> **Data in this exercise**
——
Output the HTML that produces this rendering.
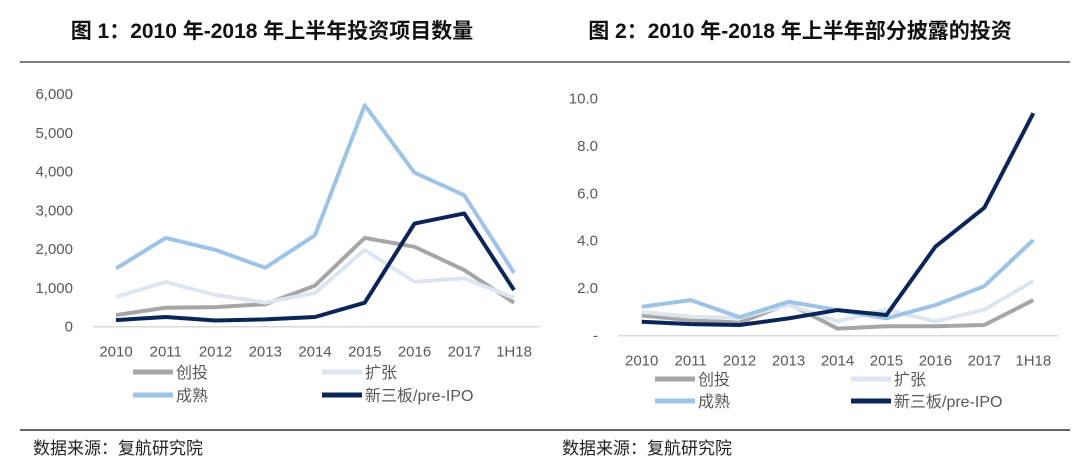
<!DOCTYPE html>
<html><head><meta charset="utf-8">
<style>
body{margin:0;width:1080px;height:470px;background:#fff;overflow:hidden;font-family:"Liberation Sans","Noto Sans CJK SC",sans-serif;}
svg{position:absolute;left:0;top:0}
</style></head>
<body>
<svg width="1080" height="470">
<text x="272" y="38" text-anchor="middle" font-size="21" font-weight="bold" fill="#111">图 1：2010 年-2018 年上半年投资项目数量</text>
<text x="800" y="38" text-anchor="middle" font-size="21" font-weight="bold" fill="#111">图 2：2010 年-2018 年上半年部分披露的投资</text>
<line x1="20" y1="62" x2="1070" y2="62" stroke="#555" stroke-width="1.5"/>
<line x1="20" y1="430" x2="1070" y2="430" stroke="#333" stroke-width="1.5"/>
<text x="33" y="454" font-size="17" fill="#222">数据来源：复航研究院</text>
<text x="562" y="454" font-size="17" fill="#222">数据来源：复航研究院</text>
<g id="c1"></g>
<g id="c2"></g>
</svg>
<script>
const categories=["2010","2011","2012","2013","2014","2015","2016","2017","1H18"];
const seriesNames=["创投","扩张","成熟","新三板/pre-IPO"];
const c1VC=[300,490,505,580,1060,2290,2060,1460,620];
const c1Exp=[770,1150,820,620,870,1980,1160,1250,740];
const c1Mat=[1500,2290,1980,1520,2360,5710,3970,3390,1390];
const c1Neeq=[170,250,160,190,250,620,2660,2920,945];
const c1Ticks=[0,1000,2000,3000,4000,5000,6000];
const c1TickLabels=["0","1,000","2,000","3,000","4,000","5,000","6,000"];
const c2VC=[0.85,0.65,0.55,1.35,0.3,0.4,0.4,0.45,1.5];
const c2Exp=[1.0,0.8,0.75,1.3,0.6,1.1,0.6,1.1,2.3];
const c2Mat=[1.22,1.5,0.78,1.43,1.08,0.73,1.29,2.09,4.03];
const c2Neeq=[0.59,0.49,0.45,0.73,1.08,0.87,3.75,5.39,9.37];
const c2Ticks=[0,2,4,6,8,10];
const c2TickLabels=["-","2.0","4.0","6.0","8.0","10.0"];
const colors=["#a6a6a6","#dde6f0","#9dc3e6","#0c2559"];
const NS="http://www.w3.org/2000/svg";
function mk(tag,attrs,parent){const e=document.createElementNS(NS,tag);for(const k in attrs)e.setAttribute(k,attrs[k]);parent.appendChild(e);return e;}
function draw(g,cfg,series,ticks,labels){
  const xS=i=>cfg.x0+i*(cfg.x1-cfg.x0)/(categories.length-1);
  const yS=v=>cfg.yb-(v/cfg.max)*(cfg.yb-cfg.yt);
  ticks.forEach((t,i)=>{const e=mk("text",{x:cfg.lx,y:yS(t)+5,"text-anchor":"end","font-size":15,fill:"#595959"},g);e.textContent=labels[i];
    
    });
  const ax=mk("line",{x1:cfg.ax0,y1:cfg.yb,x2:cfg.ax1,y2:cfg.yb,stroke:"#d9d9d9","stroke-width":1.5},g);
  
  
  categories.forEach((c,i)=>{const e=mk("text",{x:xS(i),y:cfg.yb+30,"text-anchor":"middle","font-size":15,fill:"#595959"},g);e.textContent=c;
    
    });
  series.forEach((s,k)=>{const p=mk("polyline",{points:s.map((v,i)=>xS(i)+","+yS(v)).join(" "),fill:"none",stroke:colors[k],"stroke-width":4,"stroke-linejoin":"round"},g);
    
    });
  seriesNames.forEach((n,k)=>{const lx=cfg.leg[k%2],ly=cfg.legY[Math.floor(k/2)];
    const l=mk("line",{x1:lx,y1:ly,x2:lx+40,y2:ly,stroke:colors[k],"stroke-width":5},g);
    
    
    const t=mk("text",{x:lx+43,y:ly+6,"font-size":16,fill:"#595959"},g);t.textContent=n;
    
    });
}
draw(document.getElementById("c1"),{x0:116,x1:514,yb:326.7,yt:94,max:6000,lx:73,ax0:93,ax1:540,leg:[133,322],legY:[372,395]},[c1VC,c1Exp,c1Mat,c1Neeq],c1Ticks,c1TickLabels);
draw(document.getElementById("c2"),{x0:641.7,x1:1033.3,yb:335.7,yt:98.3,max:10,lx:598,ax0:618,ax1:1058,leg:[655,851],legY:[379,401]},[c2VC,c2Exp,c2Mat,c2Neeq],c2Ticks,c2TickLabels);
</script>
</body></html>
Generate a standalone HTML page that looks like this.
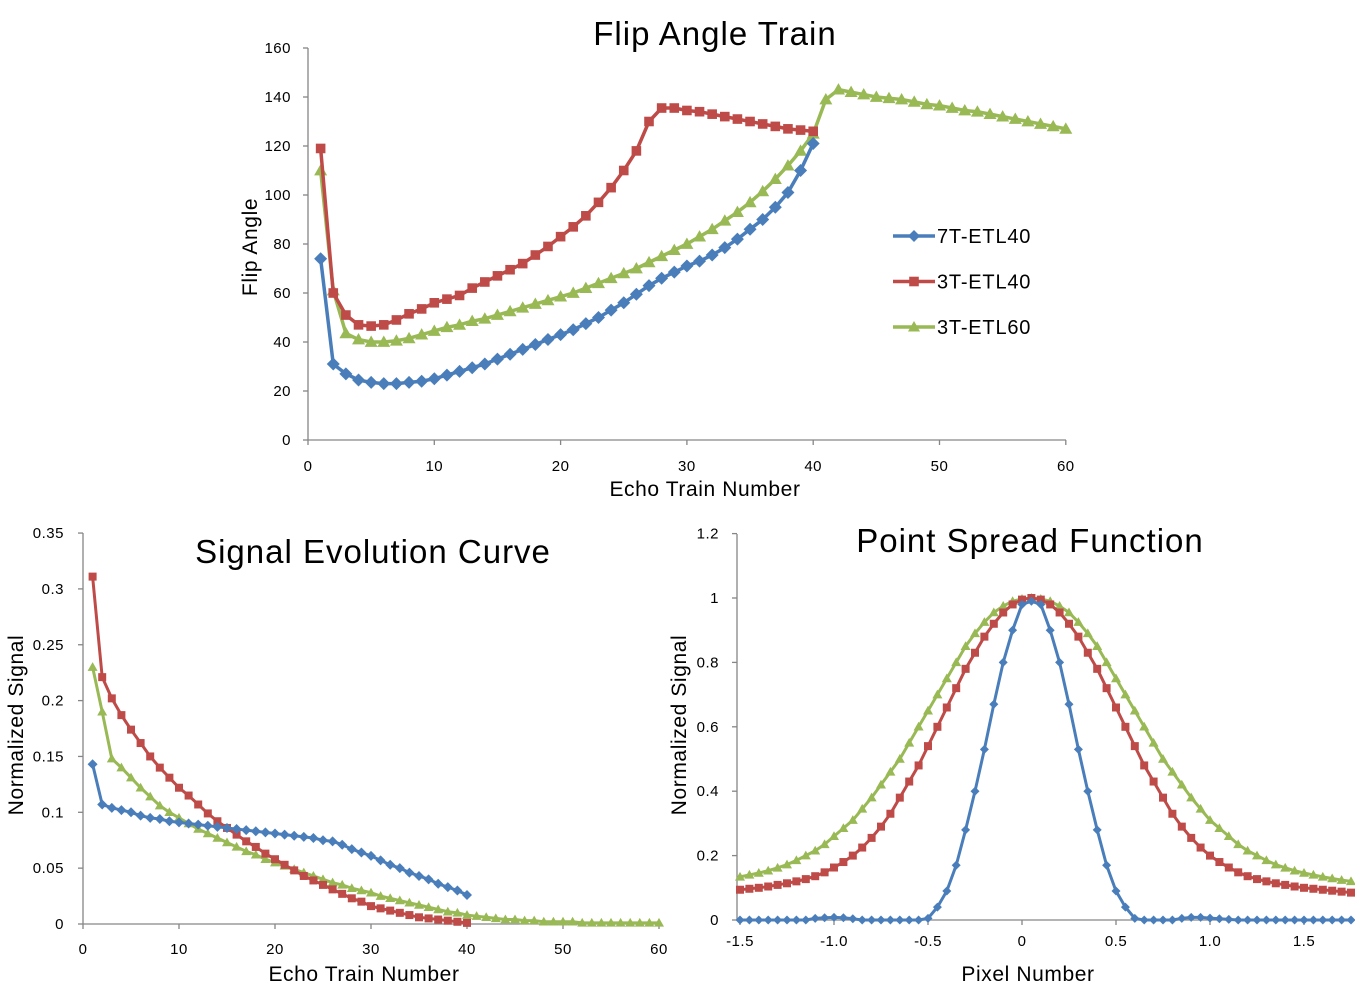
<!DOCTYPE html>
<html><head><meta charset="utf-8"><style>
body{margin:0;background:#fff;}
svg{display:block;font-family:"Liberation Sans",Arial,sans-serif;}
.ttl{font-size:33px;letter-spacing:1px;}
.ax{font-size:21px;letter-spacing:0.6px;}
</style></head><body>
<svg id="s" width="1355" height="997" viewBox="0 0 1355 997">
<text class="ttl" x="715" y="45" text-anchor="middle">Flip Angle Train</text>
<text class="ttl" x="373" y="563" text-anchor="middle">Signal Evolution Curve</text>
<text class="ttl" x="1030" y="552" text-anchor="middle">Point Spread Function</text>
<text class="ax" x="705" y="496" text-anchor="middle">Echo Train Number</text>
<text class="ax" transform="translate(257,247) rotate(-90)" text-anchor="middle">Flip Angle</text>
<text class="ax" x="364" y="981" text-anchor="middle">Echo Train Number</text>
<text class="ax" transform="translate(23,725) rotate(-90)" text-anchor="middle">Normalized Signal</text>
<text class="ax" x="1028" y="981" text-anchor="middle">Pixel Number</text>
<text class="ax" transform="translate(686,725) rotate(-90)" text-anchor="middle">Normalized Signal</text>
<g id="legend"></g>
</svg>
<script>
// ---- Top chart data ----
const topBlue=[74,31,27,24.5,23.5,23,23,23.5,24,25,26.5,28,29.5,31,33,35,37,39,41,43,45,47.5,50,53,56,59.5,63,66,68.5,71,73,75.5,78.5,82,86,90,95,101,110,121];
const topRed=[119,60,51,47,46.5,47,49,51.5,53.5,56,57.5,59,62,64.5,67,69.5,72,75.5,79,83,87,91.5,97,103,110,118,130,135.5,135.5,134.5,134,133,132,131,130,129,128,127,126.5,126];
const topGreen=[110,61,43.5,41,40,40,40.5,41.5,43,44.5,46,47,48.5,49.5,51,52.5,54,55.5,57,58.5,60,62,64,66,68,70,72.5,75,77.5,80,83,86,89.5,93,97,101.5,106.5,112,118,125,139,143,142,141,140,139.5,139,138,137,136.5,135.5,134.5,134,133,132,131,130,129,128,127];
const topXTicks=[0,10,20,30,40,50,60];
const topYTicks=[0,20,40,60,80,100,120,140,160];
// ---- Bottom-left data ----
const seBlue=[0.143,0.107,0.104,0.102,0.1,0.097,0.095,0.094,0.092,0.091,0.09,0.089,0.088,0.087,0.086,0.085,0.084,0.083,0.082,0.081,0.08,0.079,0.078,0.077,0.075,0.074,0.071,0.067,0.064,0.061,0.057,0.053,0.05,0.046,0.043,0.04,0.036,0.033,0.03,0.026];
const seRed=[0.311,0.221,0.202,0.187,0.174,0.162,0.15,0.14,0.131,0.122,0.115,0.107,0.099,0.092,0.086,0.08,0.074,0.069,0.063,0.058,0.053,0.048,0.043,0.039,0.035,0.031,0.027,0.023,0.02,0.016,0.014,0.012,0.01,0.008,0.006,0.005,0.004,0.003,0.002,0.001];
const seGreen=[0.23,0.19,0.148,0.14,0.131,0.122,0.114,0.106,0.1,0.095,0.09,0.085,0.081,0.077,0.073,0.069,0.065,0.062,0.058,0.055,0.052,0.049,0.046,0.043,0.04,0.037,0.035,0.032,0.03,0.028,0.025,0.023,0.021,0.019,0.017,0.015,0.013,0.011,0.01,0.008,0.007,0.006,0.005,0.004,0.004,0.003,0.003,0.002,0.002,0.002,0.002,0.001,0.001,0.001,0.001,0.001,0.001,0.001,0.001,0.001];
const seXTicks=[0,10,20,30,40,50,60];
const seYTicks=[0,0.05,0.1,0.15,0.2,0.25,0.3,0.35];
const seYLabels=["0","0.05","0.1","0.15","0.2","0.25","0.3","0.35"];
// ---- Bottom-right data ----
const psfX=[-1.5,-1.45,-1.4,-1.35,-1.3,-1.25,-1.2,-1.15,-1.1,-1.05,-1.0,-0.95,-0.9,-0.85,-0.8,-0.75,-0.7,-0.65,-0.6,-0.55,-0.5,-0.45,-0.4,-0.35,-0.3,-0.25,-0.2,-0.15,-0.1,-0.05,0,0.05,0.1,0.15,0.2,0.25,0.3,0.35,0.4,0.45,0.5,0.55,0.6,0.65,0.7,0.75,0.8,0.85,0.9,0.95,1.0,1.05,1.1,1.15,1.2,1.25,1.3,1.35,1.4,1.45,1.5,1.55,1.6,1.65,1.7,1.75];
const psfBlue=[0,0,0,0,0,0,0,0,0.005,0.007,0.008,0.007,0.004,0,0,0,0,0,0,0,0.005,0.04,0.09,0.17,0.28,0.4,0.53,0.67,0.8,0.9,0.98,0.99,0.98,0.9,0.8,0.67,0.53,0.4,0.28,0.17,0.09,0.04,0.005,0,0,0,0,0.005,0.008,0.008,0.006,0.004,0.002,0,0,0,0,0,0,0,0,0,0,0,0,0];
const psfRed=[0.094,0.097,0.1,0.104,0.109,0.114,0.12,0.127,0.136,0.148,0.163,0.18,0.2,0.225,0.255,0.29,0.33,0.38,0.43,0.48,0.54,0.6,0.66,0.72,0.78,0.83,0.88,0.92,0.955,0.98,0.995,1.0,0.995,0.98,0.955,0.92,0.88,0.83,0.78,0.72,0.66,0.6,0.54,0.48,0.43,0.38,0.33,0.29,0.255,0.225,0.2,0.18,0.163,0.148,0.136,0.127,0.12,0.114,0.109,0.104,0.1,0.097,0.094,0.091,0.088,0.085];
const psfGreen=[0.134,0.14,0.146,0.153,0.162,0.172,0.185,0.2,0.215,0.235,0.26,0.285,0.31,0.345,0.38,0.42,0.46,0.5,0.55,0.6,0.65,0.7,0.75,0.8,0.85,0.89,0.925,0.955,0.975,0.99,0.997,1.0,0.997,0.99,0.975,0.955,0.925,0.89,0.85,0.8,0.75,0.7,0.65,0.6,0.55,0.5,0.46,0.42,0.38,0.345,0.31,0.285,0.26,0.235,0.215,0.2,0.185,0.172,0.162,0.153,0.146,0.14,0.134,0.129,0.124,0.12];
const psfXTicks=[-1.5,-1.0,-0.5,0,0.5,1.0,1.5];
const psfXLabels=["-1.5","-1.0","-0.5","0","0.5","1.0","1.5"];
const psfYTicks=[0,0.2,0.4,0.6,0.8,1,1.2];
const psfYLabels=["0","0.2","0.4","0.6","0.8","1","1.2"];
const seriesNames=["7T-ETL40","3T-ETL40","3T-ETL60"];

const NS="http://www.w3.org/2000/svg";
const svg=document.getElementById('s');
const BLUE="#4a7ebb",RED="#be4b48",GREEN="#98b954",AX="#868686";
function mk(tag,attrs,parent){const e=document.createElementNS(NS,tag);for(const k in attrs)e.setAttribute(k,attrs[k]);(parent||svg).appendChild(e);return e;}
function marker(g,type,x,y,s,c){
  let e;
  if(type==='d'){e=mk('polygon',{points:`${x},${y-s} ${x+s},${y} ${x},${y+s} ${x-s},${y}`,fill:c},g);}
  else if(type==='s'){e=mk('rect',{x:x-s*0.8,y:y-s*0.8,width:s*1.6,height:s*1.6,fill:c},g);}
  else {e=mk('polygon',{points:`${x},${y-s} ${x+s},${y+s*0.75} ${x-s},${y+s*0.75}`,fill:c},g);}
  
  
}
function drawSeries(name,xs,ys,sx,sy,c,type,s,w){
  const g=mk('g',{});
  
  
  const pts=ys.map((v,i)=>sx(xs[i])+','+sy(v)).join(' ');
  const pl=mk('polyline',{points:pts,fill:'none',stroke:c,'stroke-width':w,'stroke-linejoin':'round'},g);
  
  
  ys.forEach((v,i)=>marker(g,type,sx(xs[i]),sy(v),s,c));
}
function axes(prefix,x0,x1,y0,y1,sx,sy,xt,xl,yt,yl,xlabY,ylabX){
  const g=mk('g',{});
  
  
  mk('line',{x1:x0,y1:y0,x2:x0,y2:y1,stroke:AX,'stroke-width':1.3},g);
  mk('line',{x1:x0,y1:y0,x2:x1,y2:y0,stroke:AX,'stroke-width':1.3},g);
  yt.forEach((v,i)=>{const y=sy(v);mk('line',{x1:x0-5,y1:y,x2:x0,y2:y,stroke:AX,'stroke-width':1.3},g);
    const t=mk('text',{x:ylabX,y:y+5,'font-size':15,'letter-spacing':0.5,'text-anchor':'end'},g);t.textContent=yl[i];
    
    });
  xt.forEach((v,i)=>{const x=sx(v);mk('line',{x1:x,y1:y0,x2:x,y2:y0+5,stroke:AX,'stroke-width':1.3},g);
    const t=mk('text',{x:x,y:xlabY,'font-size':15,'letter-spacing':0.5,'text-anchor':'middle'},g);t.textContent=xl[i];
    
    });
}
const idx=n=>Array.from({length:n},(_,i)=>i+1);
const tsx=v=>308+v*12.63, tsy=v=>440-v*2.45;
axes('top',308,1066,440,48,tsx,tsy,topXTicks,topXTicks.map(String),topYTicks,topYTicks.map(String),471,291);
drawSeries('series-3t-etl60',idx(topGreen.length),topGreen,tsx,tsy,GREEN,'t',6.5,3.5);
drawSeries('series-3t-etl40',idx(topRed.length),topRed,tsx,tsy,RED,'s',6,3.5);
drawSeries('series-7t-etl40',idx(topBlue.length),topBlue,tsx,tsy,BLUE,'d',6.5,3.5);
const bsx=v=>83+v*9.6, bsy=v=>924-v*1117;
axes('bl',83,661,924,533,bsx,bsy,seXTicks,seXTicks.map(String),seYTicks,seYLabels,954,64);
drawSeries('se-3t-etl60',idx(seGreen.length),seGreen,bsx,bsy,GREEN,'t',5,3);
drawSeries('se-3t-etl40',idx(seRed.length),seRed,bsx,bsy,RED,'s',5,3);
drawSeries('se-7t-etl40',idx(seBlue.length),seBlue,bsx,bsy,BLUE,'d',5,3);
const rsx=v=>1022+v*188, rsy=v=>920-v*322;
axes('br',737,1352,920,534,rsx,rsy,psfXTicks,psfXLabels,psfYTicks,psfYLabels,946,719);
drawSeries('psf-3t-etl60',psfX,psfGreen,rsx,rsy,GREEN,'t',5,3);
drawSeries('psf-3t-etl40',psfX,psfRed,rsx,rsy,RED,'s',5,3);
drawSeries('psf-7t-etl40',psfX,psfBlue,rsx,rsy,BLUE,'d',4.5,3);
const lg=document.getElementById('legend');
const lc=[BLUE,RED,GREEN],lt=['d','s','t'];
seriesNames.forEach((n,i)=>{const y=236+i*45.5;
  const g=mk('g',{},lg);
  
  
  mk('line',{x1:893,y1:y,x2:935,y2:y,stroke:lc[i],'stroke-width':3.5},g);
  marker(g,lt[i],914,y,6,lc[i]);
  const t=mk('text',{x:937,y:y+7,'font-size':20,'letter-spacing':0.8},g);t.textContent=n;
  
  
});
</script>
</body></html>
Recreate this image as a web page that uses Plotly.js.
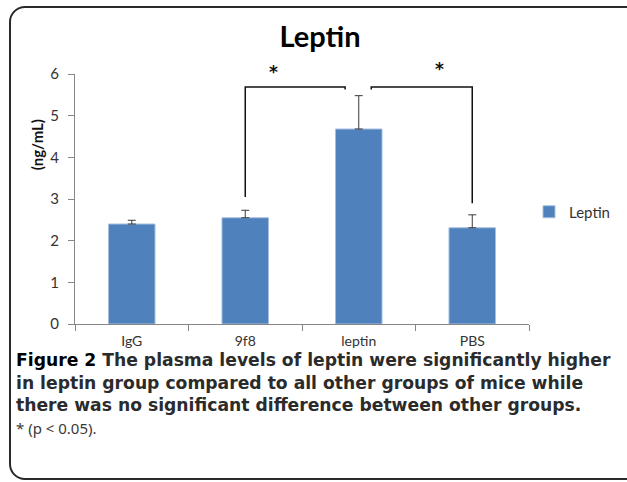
——
> **What you need to do**
Only lines holding the string "that" are wanted; gather each one from the entries above.

> **Output for this task**
Output the HTML that produces this rendering.
Generate a standalone HTML page that looks like this.
Recreate this image as a web page that uses Plotly.js.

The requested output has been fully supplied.